According to Namibian and South African experts, the Kuno National Park has a dry and deciduous environment that is suitable for cheetahs.
Several of Kuno’s 400-plus employees have been trained by African experts to monitor cheetahs, and at least one tracker dog has been deployed to track the leopards and cheetahs.
‘Cheetah Mitra,’ mixed feelings
Kuno National Park, which was created to facilitate the translocation of Asiatic lions, is not as well established as nearby reserves such as Ranthambore Tiger Reserve.
The closest forest department rest house to the national park is in Sesaipura, Sheopur district, where forest and district officials were discussing last-minute arrangements and passes for the Saturday event, which was attended by at least 200 people.
However, public perception of cheetahs is one of wildlife authorities’ top priorities. Residents of at least three villages near Kuno believe the leopard population in the park has already increased, as have livestock attacks.
The MP forest department recruited “cheetah mitras” from neighboring villages in an attempt to mitigate any threats to the cheetahs. According to Bharat Singh Gurjar, a “cheetah mitra” from Sesaipura village, “we will have to raise awareness, explain to people the cheetah’s behavior, and coordinate with the forest department if there are any attacks.”
The program is only a week old, and the ‘cheetah mitras’ have received no formal training.
Kalu Adivasi, who lives in a village near Kuno, said locals were concerned that the cheetahs would harm livestock and attack villagers.
However, the relocation of cheetahs has led locals in Sheopur district, where the average literacy rate is 61.32 percent, to believe that the region will benefit from development.

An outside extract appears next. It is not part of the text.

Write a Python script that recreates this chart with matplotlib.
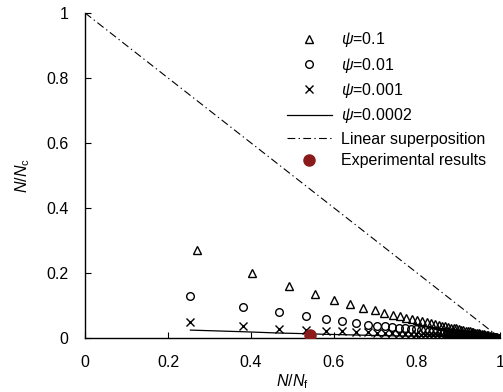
import matplotlib
matplotlib.use("Agg")
import matplotlib.pyplot as plt

plt.rcParams['font.family'] = ['Liberation Sans', 'DejaVu Sans']
plt.rcParams['mathtext.fontset'] = 'custom'
plt.rcParams['mathtext.rm'] = 'Liberation Sans'
plt.rcParams['mathtext.it'] = 'Liberation Sans:italic'
plt.rcParams['mathtext.bf'] = 'Liberation Sans:bold'

# psi = 0.1 (triangles)
x_tri = [0.271, 0.402, 0.491, 0.555, 0.601, 0.639, 0.671, 0.698, 0.721, 0.741,
         0.758, 0.774, 0.788, 0.801, 0.813, 0.824, 0.834, 0.843, 0.852, 0.860,
         0.868, 0.875, 0.882, 0.889, 0.895, 0.901, 0.907, 0.912, 0.917, 0.922,
         0.927, 0.932, 0.936, 0.941, 0.945, 0.949, 0.953, 0.957, 0.961, 0.965,
         0.969, 0.972, 0.976, 0.979, 0.983, 0.986, 0.990, 0.993, 0.997, 1.000]
y_tri = [0.269, 0.199, 0.160, 0.136, 0.116, 0.105, 0.093, 0.085, 0.077, 0.071,
         0.066, 0.062, 0.058, 0.054, 0.051, 0.048, 0.045, 0.043, 0.040, 0.038,
         0.036, 0.034, 0.032, 0.030, 0.029, 0.027, 0.025, 0.024, 0.022, 0.021,
         0.020, 0.018, 0.017, 0.016, 0.015, 0.014, 0.013, 0.012, 0.011, 0.009,
         0.008, 0.008, 0.006, 0.006, 0.005, 0.004, 0.003, 0.002, 0.001, 0.000]

# psi = 0.01 (circles) and psi = 0.001 (crosses) share x positions
x_cc = [0.254, 0.381, 0.467, 0.532, 0.580, 0.619, 0.652, 0.682, 0.703, 0.722,
        0.740, 0.756, 0.771, 0.785, 0.797, 0.809, 0.820, 0.830, 0.839, 0.848,
        0.857, 0.865, 0.872, 0.879, 0.886, 0.893, 0.899, 0.905, 0.910, 0.916,
        0.921, 0.926, 0.931, 0.936, 0.940, 0.945, 0.949, 0.953, 0.957, 0.961,
        0.965, 0.969, 0.972, 0.976, 0.979, 0.983, 0.986, 0.990, 0.993, 0.997, 1.000]
y_circ = [0.129, 0.095, 0.079, 0.067, 0.057, 0.051, 0.047, 0.041, 0.038, 0.036,
          0.034, 0.032, 0.030, 0.028, 0.026, 0.025, 0.023, 0.022, 0.021, 0.020,
          0.019, 0.018, 0.017, 0.016, 0.015, 0.014, 0.013, 0.012, 0.012, 0.011,
          0.010, 0.010, 0.009, 0.008, 0.008, 0.007, 0.007, 0.006, 0.006, 0.005,
          0.005, 0.004, 0.004, 0.003, 0.003, 0.002, 0.002, 0.001, 0.001, 0.0005, 0.000]
y_cross = [0.049, 0.036, 0.027, 0.024, 0.021, 0.020, 0.019, 0.017, 0.016, 0.015,
           0.014, 0.013, 0.012, 0.012, 0.011, 0.010, 0.010, 0.009, 0.009, 0.008,
           0.008, 0.007, 0.007, 0.007, 0.006, 0.006, 0.005, 0.005, 0.005, 0.004,
           0.004, 0.004, 0.004, 0.003, 0.003, 0.003, 0.003, 0.002, 0.002, 0.002,
           0.002, 0.002, 0.001, 0.001, 0.001, 0.001, 0.001, 0.0005, 0.0005, 0.0002, 0.000]

# psi = 0.0002 (solid line)
x_line = [0.254, 0.381, 0.467, 0.532, 0.580, 0.619, 0.652, 0.682, 0.720, 0.760,
          0.800, 0.850, 0.900, 0.950, 1.000]
y_line = [0.024, 0.019, 0.015, 0.013, 0.011, 0.010, 0.009, 0.008, 0.007, 0.006,
          0.005, 0.004, 0.003, 0.0015, 0.000]

# Linear superposition
x_lin = [0.0, 1.0]
y_lin = [1.0, 0.0]

# Experimental results
x_exp = [0.542]
y_exp = [0.008]

labels = [r'$\mathit{\psi}$=0.1', r'$\mathit{\psi}$=0.01', r'$\mathit{\psi}$=0.001',
          r'$\mathit{\psi}$=0.0002', 'Linear superposition', 'Experimental results']

fig = plt.figure(figsize=(5.03, 3.92), dpi=100)
ax = fig.add_axes([0.169, 0.138, 0.825, 0.829])

fs = 11.5
ax.plot(x_tri, y_tri, linestyle='none', marker='^', ms=6, mfc='none', mec='black', mew=1.0, label=labels[0])
ax.plot(x_cc, y_circ, linestyle='none', marker='o', ms=5.5, mfc='none', mec='black', mew=1.0, label=labels[1])
ax.plot(x_cc, y_cross, linestyle='none', marker='x', ms=5.5, mec='black', mew=1.0, label=labels[2])
ax.plot(x_line, y_line, color='black', lw=0.9, label=labels[3])
ax.plot(x_lin, y_lin, color='black', lw=0.8, dashes=(7, 3, 1.2, 3), label=labels[4])
ax.plot(x_exp, y_exp, linestyle='none', marker='o', ms=8, color='#8b1a1a', label=labels[5], zorder=5)

ax.set_xlim(0, 1)
ax.set_ylim(0, 1)
ax.set_xticks([0, 0.2, 0.4, 0.6, 0.8, 1])
ax.set_xticklabels(['0', '0.2', '0.4', '0.6', '0.8', '1'])
ax.set_yticks([0, 0.2, 0.4, 0.6, 0.8, 1])
ax.set_yticklabels(['0', '0.2', '0.4', '0.6', '0.8', '1'])
ax.tick_params(direction='in', length=4, width=0.8, labelsize=fs, pad=12)
for s in ['top', 'right']:
    ax.spines[s].set_visible(False)
for s in ['left', 'bottom']:
    ax.spines[s].set_linewidth(1.0)
ax.set_xlabel(r'$\mathit{N/N}_{\mathrm{f}}$', fontsize=fs, labelpad=2)
ax.set_ylabel(r'$\mathit{N/N}_{\mathrm{c}}$', fontsize=fs, labelpad=10)

leg = ax.legend(loc='upper left', bbox_to_anchor=(0.487, 0.947), frameon=False,
                fontsize=fs, handlelength=2.8, handletextpad=0.56, labelspacing=0.4,
                borderaxespad=0, borderpad=0)

fig.savefig('out.png', dpi=100)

Gopi Adivasi shares this sentiment. He was a Moravan village resident who had sold a portion of his farmland to a local Gujjar family, who then sold it to developers. Locals say a five-star hotel is being built in the area, and Gopi is now working as a laborer on the project.
” This is fantastic news for everyone. “We hope it will bring more jobs,” Gopi’s neighbor Vishnu Gujjar, who also works as a laborer on the project, told ThePrint.